Last wasn't reporting on this or any other poll. He observed a focus group with Pennsylvania Democrats, who he said ran the gamut "from Bernie-stans to a lady who had voted for Trump in 2016." It didn't go well for the president.


"Every single one of them thought Biden was doing a bad job. But that’s not the bad news. Every single one of them thought things were crappy in America right now. Still not the bad news. Not one of them liked Biden personally. They all viewed him as a normal, lying politician. Now we’re there. Here’s the really bad news: None of them believed that Republicans were to blame for the administration’s failures. If you are a Democrat, this should scare the living death out of you [if you think Biden is "the Democrats"]. Because it means," claims Last, maybe accurately, maybe not, "that your own voters:

  • Think the environment is bad.

  • Blame you for it being bad.

  • Don’t like you in the first place.

  • Aren’t even seeing you as the lesser evil.

Two other Beltway journalists, Scott Wong and Mike Lillis, reported this morning that the Democrats are facing bleak prospects in the midterms. It's in The Hill, so take it with a grain of salt but they wrote that the fight between the Republican wing of the Democratic Party-- which these two goofballs refer to as "centrists"-- are fighting with progressives, who are trying to get something accomplished for the American people, which the Blue Dogs and New Dems equate with "short-sightedness and selfishness."
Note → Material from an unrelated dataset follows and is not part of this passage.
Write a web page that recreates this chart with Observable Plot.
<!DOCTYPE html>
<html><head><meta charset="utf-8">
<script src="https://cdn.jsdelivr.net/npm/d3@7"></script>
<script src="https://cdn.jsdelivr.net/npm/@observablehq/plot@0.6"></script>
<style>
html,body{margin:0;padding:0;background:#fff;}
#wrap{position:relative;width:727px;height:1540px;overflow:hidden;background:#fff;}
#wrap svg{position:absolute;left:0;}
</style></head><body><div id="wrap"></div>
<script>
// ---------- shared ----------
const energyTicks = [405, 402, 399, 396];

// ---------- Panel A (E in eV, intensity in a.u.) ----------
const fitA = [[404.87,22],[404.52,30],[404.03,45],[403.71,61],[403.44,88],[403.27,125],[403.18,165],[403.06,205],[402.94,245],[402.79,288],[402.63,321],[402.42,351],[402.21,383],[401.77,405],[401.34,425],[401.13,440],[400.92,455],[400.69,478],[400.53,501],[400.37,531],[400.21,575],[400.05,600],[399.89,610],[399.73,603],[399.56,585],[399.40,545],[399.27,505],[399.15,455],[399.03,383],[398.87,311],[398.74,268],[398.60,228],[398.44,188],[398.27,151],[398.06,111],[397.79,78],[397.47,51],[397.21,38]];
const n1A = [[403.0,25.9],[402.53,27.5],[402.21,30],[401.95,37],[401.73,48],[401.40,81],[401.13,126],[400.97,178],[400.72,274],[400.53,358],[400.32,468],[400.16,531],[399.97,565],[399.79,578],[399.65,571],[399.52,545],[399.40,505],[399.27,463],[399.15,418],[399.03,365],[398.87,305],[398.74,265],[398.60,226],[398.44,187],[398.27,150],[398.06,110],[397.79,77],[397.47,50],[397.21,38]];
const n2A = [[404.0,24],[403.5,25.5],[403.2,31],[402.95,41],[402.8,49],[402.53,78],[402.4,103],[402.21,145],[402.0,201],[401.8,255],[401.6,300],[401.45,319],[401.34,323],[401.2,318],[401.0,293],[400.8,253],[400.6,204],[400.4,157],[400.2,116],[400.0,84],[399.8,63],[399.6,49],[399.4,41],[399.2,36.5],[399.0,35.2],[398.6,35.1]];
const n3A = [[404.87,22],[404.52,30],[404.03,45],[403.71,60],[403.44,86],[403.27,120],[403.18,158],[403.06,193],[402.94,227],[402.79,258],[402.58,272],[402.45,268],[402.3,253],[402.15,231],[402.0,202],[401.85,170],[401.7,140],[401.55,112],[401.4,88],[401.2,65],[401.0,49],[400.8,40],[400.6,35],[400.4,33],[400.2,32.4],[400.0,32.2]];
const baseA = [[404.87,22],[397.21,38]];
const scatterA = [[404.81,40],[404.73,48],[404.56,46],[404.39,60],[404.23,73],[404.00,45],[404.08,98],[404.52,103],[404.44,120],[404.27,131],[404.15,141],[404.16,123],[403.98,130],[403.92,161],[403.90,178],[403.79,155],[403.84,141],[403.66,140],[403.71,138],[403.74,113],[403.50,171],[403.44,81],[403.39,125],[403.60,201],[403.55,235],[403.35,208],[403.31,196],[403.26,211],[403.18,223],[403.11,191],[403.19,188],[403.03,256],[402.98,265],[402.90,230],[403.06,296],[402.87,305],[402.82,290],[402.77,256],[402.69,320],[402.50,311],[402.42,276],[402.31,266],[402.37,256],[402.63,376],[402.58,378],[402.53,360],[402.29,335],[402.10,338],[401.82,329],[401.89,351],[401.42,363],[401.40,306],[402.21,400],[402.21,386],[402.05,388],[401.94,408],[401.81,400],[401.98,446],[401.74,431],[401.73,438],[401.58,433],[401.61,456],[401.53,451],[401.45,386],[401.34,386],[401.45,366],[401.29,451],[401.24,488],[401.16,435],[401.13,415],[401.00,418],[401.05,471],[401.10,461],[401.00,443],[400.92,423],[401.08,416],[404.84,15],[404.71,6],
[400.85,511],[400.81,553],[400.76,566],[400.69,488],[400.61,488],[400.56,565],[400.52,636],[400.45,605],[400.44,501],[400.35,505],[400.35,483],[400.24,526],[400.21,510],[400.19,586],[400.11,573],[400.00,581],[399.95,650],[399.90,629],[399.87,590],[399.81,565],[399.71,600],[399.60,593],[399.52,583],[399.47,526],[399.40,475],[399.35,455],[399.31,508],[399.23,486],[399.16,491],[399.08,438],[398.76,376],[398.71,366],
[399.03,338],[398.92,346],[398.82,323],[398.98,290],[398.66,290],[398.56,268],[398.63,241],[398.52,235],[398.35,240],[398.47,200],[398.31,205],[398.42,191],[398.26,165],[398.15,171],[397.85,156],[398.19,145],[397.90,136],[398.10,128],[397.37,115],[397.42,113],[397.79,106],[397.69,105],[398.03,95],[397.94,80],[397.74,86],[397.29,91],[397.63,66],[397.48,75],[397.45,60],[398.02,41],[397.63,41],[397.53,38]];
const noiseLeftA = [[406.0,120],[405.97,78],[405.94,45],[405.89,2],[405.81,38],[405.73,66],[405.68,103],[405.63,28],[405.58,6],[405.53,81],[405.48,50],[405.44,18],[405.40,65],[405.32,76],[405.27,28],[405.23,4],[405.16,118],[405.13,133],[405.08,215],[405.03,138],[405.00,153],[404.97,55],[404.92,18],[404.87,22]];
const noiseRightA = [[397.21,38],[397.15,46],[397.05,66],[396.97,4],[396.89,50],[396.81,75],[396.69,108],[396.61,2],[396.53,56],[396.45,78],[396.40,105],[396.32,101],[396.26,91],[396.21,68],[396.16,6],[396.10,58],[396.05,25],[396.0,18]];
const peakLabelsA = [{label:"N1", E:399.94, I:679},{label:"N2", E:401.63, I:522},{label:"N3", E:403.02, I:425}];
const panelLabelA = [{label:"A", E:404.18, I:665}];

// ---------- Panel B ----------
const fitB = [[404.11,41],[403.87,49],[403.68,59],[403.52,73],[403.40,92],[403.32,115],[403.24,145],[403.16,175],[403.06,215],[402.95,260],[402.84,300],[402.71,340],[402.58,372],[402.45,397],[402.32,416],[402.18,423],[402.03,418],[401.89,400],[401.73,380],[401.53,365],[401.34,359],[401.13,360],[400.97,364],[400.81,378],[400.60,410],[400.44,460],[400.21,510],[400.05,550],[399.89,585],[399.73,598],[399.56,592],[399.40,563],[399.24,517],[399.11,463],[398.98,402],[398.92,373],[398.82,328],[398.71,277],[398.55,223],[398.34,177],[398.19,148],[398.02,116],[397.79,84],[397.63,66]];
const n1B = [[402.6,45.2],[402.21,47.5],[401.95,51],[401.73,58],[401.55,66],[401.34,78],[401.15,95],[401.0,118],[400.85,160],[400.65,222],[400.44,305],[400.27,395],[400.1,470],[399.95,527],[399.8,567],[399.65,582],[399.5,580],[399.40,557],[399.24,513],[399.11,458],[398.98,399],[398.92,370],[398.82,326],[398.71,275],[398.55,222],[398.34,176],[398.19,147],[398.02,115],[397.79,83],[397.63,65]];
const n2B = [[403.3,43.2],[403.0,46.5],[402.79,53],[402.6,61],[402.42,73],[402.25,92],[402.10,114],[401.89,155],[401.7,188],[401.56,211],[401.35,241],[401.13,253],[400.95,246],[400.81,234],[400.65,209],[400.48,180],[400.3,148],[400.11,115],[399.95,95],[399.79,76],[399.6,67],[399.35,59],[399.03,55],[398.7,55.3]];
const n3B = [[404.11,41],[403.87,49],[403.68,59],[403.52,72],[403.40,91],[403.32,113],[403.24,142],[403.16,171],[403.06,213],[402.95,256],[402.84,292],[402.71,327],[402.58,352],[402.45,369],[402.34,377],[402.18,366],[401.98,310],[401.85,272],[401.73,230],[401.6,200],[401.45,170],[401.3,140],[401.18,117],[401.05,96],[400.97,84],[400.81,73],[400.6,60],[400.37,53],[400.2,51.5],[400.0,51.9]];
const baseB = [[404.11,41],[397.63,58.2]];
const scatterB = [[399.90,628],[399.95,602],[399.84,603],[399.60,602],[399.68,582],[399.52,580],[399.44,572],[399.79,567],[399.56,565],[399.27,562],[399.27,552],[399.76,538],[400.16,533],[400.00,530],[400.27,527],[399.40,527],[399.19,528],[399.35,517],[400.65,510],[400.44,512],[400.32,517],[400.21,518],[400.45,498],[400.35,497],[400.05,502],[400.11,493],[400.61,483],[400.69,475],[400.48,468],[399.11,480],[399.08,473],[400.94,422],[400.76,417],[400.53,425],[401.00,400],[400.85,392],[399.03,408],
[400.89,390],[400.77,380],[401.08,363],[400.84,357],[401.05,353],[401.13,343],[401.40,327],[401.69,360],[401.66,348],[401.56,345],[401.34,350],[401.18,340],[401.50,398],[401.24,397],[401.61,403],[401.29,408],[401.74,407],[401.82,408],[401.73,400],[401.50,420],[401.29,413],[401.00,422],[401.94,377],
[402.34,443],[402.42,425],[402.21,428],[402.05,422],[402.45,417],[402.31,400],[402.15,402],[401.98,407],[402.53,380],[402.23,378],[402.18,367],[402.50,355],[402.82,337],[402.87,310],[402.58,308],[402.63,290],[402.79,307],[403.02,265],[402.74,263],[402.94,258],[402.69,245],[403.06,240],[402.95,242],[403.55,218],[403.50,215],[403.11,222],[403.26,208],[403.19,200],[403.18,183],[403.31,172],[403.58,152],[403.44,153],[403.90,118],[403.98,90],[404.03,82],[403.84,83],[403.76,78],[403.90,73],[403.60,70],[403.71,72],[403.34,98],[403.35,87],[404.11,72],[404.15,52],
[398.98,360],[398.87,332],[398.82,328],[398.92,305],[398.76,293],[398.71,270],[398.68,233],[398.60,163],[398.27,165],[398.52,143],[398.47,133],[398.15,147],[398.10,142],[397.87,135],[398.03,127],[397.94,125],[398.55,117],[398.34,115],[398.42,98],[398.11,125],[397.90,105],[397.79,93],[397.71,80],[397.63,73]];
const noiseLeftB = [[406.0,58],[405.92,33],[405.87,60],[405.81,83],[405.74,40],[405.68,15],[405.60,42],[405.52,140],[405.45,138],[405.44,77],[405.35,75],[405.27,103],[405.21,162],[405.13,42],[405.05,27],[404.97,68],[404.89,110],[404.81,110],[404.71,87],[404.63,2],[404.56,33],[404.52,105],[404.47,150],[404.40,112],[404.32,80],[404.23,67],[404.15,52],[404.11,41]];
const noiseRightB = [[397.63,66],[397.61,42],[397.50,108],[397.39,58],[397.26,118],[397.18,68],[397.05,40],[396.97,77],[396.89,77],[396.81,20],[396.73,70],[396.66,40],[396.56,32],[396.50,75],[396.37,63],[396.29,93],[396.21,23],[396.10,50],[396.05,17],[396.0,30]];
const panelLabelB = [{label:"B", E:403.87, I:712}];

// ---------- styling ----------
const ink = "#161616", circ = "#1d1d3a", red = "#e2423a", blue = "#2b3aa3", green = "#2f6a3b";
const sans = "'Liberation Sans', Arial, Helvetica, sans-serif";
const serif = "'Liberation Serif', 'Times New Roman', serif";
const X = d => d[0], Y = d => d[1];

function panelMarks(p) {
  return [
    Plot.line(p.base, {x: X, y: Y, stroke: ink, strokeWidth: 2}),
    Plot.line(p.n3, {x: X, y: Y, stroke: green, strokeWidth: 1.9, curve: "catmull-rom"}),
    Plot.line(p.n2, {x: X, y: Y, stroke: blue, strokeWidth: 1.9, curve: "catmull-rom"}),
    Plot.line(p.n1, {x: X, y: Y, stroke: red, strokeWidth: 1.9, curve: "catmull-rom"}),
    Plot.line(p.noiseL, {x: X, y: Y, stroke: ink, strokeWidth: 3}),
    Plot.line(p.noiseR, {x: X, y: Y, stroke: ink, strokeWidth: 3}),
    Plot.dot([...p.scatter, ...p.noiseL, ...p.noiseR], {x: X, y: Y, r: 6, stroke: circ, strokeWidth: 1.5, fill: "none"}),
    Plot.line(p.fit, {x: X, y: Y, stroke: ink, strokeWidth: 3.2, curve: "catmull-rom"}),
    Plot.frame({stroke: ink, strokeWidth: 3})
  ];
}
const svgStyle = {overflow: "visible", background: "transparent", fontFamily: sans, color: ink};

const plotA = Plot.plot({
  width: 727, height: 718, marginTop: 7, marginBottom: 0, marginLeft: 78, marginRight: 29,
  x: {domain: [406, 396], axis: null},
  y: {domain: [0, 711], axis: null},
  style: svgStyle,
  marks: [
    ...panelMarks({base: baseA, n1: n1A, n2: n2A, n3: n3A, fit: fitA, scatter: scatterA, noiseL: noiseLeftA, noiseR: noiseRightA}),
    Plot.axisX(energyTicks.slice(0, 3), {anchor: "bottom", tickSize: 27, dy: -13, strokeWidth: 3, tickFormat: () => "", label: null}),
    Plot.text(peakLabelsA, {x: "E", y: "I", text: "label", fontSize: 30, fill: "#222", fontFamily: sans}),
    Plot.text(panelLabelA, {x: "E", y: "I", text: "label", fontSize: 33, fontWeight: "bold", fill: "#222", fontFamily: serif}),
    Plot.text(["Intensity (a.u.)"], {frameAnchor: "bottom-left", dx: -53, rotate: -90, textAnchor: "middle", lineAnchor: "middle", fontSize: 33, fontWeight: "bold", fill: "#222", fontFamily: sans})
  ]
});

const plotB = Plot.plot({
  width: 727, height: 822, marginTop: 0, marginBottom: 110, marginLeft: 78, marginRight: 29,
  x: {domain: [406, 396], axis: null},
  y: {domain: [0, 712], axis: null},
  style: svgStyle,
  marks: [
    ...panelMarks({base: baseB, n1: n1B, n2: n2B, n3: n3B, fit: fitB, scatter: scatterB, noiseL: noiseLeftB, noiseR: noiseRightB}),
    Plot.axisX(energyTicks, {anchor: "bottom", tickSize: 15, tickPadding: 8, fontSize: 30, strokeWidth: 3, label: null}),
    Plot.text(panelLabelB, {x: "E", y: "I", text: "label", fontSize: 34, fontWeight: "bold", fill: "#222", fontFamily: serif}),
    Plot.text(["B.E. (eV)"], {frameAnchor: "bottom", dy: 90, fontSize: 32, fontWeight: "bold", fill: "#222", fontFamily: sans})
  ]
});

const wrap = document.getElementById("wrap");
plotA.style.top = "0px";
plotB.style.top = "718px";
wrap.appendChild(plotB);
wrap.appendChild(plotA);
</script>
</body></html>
Wong and Lillis, as they always do, twist the facts to fit their own headline, even if it means lying; it could be ignorance, but I think it's both lying and ignorance. They claim the progressives are all in "diamond-blue districts" and so have little to fear. That's just not true. There are progressives in red districts and conservatives in "diamond-blue" districts. Wong and Lillis shouldn't be allowed to report about politics if they don't know that. Texas Blue Dog Henry Cuellar, for example, has the single worst voting record of any Democrat in Congress. His district has a PVI of D+6 and Republicans don't even run candidates against him. Jim Costa has the second worst voting record and he represents a Central Valley district with a D+9. One of the plotters against the Build Back Better Act-- and especially against lower drug prices-- is corrupt San Diego multimillionaire scumbag scott Peters, whose districts PVI is an unassailable D+12. Jim Cooper's Nashville district has a PVI of D+9.


Progressives supporting Biden's agenda in shakier districts than these Blue Dogs and New Dems include Dan Kildee (D+1), Peter DeFazio (R+1), Matt Cartwright (R+5), Lauren Underwood (R+2), Katie Porter (D+3), Andy Kim (R+3)...
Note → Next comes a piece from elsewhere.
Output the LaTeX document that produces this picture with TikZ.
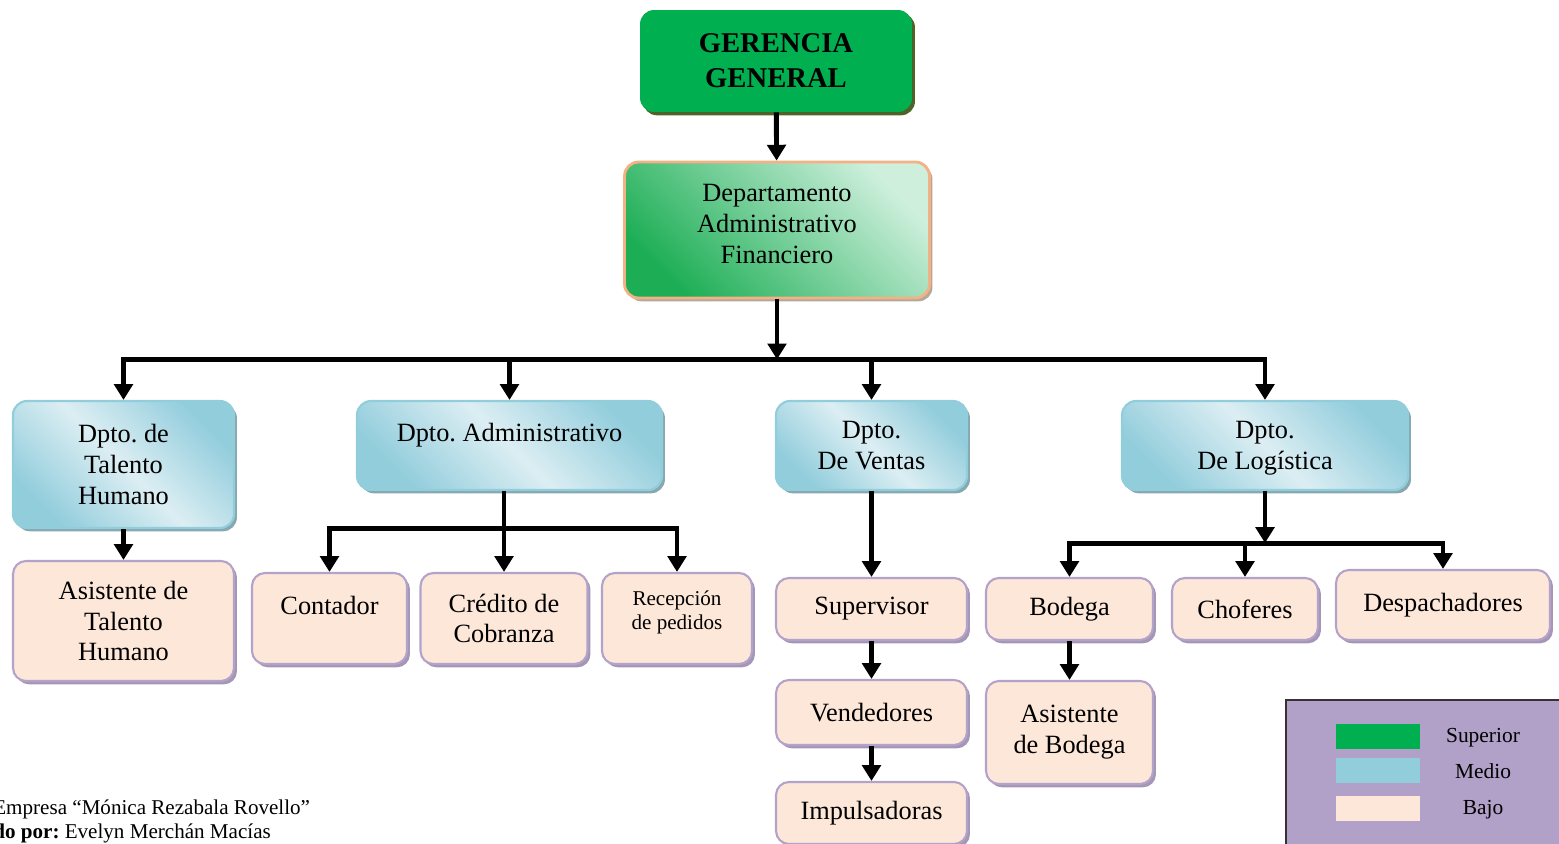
\documentclass[tikz,border=0pt]{standalone}
\usepackage{fontspec}
\setmainfont{Liberation Serif}
\usepackage{tikz}
\usetikzlibrary{calc, positioning, arrows.meta, shadows}
\frenchspacing

\definecolor{gerGreen}{HTML}{00B050}
\definecolor{gerShadow}{HTML}{4F6228}
\definecolor{dafDark}{HTML}{1DAE55}
\definecolor{dafLight}{HTML}{CDEFDC}
\definecolor{dafLine}{HTML}{F4B183}
\definecolor{dafShadow}{HTML}{B3A899}
\definecolor{midDark}{HTML}{92CDDC}
\definecolor{midLight}{HTML}{DCEEF3}
\definecolor{midShadow}{HTML}{86A8B1}
\definecolor{lowFill}{HTML}{FCE7D9}
\definecolor{lowLine}{HTML}{B3A2C9}
\definecolor{lowShadow}{HTML}{A497B5}
\definecolor{legendBg}{HTML}{B1A0C7}

\begin{document}
\begin{tikzpicture}[x=0.02cm, y=-0.02cm,
    every node/.style={font=\fontsize{15}{17.6}\selectfont, align=center, inner sep=2pt},
    topbox/.style={rounded corners=0.28cm, fill=gerGreen,
        drop shadow={shadow xshift=1.7pt, shadow yshift=-1.9pt, fill=gerShadow, opacity=1}},
    dafbox/.style={rounded corners=0.28cm, draw=dafLine, line width=1.6pt,
        bottom color=dafDark, top color=dafLight, shading angle=-45,
        drop shadow={shadow xshift=1.7pt, shadow yshift=-1.9pt, fill=dafShadow, opacity=1}},
    midbox/.style={rounded corners=0.28cm, draw=midDark, line width=1.2pt,
        top color=midDark, bottom color=midDark, middle color=midLight, shading angle=-45,
        drop shadow={shadow xshift=1.7pt, shadow yshift=-1.9pt, fill=midShadow, opacity=1}},
    lowbox/.style={rounded corners=0.26cm, draw=lowLine, line width=1.2pt, fill=lowFill,
        drop shadow={shadow xshift=1.7pt, shadow yshift=-1.9pt, fill=lowShadow, opacity=1}},
    arr/.style={line width=2.8pt, -{Triangle[width=10.5pt,length=9pt]}}
]
\useasboundingbox (0,0) rectangle (1559,844);
\clip (0,0) rectangle (1559,844);

% upper levels
\node[topbox, minimum width=5.44cm, minimum height=2.04cm,
      font=\bfseries\fontsize{16.3}{19.8}\selectfont] (ger) at (776,61) {GERENCIA\\GENERAL};
\node[dafbox, minimum width=6.1cm, minimum height=2.72cm, text depth=7pt] (daf) at (777,230)
      {Departamento\\Administrativo\\Financiero};

% departments
\node[midbox, minimum width=4.42cm, minimum height=2.54cm] (dth) at (123.5,464.5) {Dpto. de\\Talento\\Humano};
\node[midbox, minimum width=6.1cm, minimum height=1.78cm, text height=10pt, text depth=15pt] (dadm) at (509.5,445.5) {Dpto. Administrativo};
\node[midbox, minimum width=3.82cm, minimum height=1.78cm] (dven) at (871.5,445.5) {Dpto.\\De Ventas};
\node[midbox, minimum width=5.72cm, minimum height=1.78cm, text depth=0pt] (dlog) at (1265,445.5) {Dpto.\\De Logística};

% lower level
\node[lowbox, minimum width=4.42cm, minimum height=2.4cm] (ath) at (123.5,621) {Asistente de\\Talento\\Humano};
\node[lowbox, minimum width=3.1cm, minimum height=1.82cm, text height=10pt, text depth=15pt] (cont) at (329.5,618.5) {Contador};
\node[lowbox, minimum width=3.34cm, minimum height=1.82cm] (cred) at (504,618.5) {Crédito de\\Cobranza};
\node[lowbox, minimum width=3.0cm, minimum height=1.82cm, text depth=9.5pt,
      font=\fontsize{12}{14.2}\selectfont] (rec) at (677,618.5) {Recepción\\de pedidos};
\node[lowbox, minimum width=3.82cm, minimum height=1.24cm] (sup) at (871.5,609) {Supervisor};
\node[lowbox, minimum width=3.82cm, minimum height=1.3cm] (vend) at (871.5,712.5) {Vendedores};
\node[lowbox, minimum width=3.82cm, minimum height=1.24cm] (imp) at (871.5,813) {Impulsadoras};
\node[lowbox, minimum width=3.34cm, minimum height=1.24cm] (bod) at (1069.5,609) {Bodega};
\node[lowbox, minimum width=2.92cm, minimum height=1.24cm] (cho) at (1245,609) {Choferes};
\node[lowbox, minimum width=4.28cm, minimum height=1.4cm] (desp) at (1443,605) {Despachadores};
\node[lowbox, minimum width=3.34cm, minimum height=2.06cm] (abod) at (1069.5,732.5) {Asistente\\de Bodega};

% connectors
\draw[arr] (ger) -- (daf);
\coordinate (hubA) at ($(daf.south)+(0,60)$);
\draw[arr] (daf) -- (hubA);
\foreach \n in {dth,dadm,dven,dlog}
    \draw[arr] (hubA) -| (\n.north);
\draw[arr] (dth) -- (ath);

\coordinate (hubB) at ($(dadm.south -| cred)+(0,37)$);
\draw[arr] (dadm.south -| cred) -- (cred);
\draw[arr] (hubB) -| (cont.north);
\draw[arr] (hubB) -| (rec.north);

\draw[arr] (dven) -- (sup);
\draw[arr] (sup) -- (vend);
\draw[arr] (vend) -- (imp);

\coordinate (hubC) at ($(dlog.south)+(0,52)$);
\draw[arr] (dlog) -- (hubC);
\foreach \n in {bod,cho,desp}
    \draw[arr] (hubC) -| (\n.north);
\draw[arr] (bod) -- (abod);

% legend
\filldraw[fill=legendBg, draw=black!80, line width=1pt] (1286,700) rectangle (1580,870);
\fill[gerGreen] (1336,724) rectangle (1420,749);
\fill[midDark] (1336,758) rectangle (1420,783);
\fill[lowFill] (1336,796) rectangle (1420,821);
\node[font=\fontsize{12.2}{14}\selectfont] (lgsup) at (1483,738) {Superior};
\node[font=\fontsize{12.2}{14}\selectfont] (lgmed) at (1483,771) {Medio};
\node[font=\fontsize{12.2}{14}\selectfont] (lgbaj) at (1483,810) {Bajo};

% source lines
\node[anchor=base west, inner sep=0pt, font=\fontsize{12}{14}\selectfont] (src) at (-7,814)
    {Empresa “Mónica Rezabala Rovello”};
\node[anchor=base west, inner sep=0pt, font=\fontsize{12}{14}\selectfont] (elab) at (-7,838)
    {\textbf{do por:} Evelyn Merchán Macías};
\end{tikzpicture}
\end{document}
I doubt Max Boot, or any Republican or independent like him, is too enamored of Biden's agenda. But Boot wrote in today's Washington Post exactly why he intends to vote for Democrats up and down the ticket anyway. "There appears to be a consensus in Washington," he wrote, "that the success of the Biden presidency will hinge on the outcome of the massive infrastructure and social-spending bills now before Congress. That may be true, but their fate won’t affect how I vote. I’m a single-issue voter. My issue is the fate of democracy in the United States. Simply put, I have no faith that we will remain a democracy if Republicans win power. Thus, although I’m not a Democrat, I will continue to vote exclusively for Democrats-- as I have done in every election since 2016-- until the GOP ceases to pose an existential threat to our freedom. If you want to know why I’m so alarmed about the current state of my former party, look at the dueling documents released last week by the Senate Judiciary Committee about President Donald Trump’s attempt to pressure the Justice Department into helping to overturn the 2020 election."
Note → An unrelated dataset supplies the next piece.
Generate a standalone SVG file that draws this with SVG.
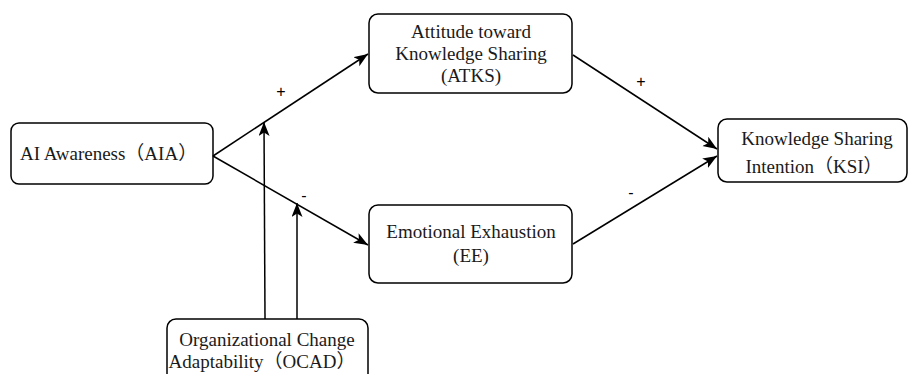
<svg xmlns="http://www.w3.org/2000/svg" width="909" height="374" viewBox="0 0 909 374">
<style>
.box{fill:#fff;stroke:#000;stroke-width:1.5}
.t{font-family:"Liberation Serif","Noto Sans CJK SC",serif;font-size:19px;fill:#1a1a1a}
.c{text-anchor:middle}
.ln{fill:none;stroke:#000;stroke-width:1.5}
.lbl{font-family:"Liberation Sans",sans-serif;font-size:16px;fill:#000;text-anchor:middle}
</style>
<defs>
<marker id="ah" markerUnits="userSpaceOnUse" markerWidth="16" markerHeight="12" refX="14" refY="5.5" orient="auto">
<path d="M0,0 L14,5.5 L0,11 L3.5,5.5 z" fill="#000"/>
</marker>
</defs>
<rect width="909" height="374" fill="#fff"/>
<g id="AIA">
<rect class="box" x="11" y="123" width="202" height="61" rx="8"/>
<text class="t" x="20" y="160">AI Awareness（AIA）</text>
</g>
<g id="ATKS">
<rect class="box" x="369" y="14" width="203" height="79" rx="9"/>
<text class="t c" x="471" y="38">Attitude toward</text>
<text class="t c" x="471" y="60">Knowledge Sharing</text>
<text class="t c" x="471" y="82">(ATKS)</text>
</g>
<g id="EE">
<rect class="box" x="369" y="205" width="203" height="78" rx="9"/>
<text class="t c" x="471" y="238">Emotional Exhaustion</text>
<text class="t c" x="471" y="262">(EE)</text>
</g>
<g id="KSI">
<rect class="box" x="718" y="119" width="189" height="63" rx="9"/>
<text class="t c" x="817" y="145">Knowledge Sharing</text>
<text class="t c" x="814" y="173">Intention（KSI）</text>
</g>
<g id="OCAD">
<rect class="box" x="167" y="319" width="201" height="80" rx="9"/>
<text class="t c" x="267" y="346">Organizational Change</text>
<text class="t c" x="262" y="368">Adaptability（OCAD）</text>
</g>
<g id="connectors">
<line class="ln" x1="213" y1="156" x2="368" y2="54" marker-end="url(#ah)"/>
<line class="ln" x1="213" y1="156" x2="368" y2="245" marker-end="url(#ah)"/>
<line class="ln" x1="573" y1="55" x2="717" y2="149" marker-end="url(#ah)"/>
<line class="ln" x1="573" y1="244" x2="717" y2="156" marker-end="url(#ah)"/>
<line class="ln" x1="265" y1="319" x2="264" y2="122" marker-end="url(#ah)"/>
<line class="ln" x1="297" y1="319" x2="297" y2="203" marker-end="url(#ah)"/>
<text class="lbl" x="281" y="97">+</text>
<text class="lbl" x="304" y="201">-</text>
<text class="lbl" x="641" y="87">+</text>
<text class="lbl" x="631" y="198">-</text>
</g>
</svg>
Committee Democrats issued a lengthy report documenting all of the pressure Trump applied to acting attorney general Jeffrey Rosen to substantiate bogus claims of election fraud. Assistant Attorney General Jeffrey Clark was nauseatingly eager to cooperate by sending a letter to Georgia’s governor and legislative leaders urging them to convene a special session to appoint pro-Trump electors in a state that Trump lost. When Rosen wouldn’t cooperate, Trump threatened to replace him with Clark.
...Yet the committee Republicans issued their own report to whitewash the former president. They pretended that his refusal to accept the election results had nothing to do with his desire to stay in office. Heaven forbid! He was merely, selflessly “ensuring that . . . the American people would have confidence in the results.” (So, denying the results would raise confidence in them?) And he wasn’t pressuring Justice Department leaders to substantiate his outlandish allegations of fraud but merely making sure “that they were aware of allegations of election fraud . . . and that DOJ actually did their job by properly investigating them.”
...Most Republicans couldn’t care less about the latest revelations of Trump’s coup plots. There isn’t an iota of outrage on the right over the Eastman memo or the Judiciary Committee revelations. If Trump runs for president again-- as he shows every sign of doing-- he will be a shoo-in for the nomination.
We only narrowly defeated the Trump coup in 2020-- and his loyalists are now purging Republican officeholders who refused to cooperate with this assault on democracy. It would be foolhardy to imagine that Republican officeholders who go along with the “big lie” now-- as almost all of them do-- will resist it in 2024.
To prevent a successful coup in 2024, it is imperative to elect Democrats at every level of government in 2021 and 2022-- to state legislatures and governorships, as well as the House and Senate. Democrats should break a Senate filibuster to pass voting rights legislation that would help ensure free elections. But even if that doesn’t happen and Republicans rig the rules, small-D democrats can still prevail by turning out en masse to vote for Big-D Democrats.
It doesn’t matter if you think the Build Back Better bill is too small or too big. What matters now is preserving our endangered democracy. We must not get so distracted by relatively minor policy quibbles that we lose sight of the true stakes in 2021, 2022 and 2024.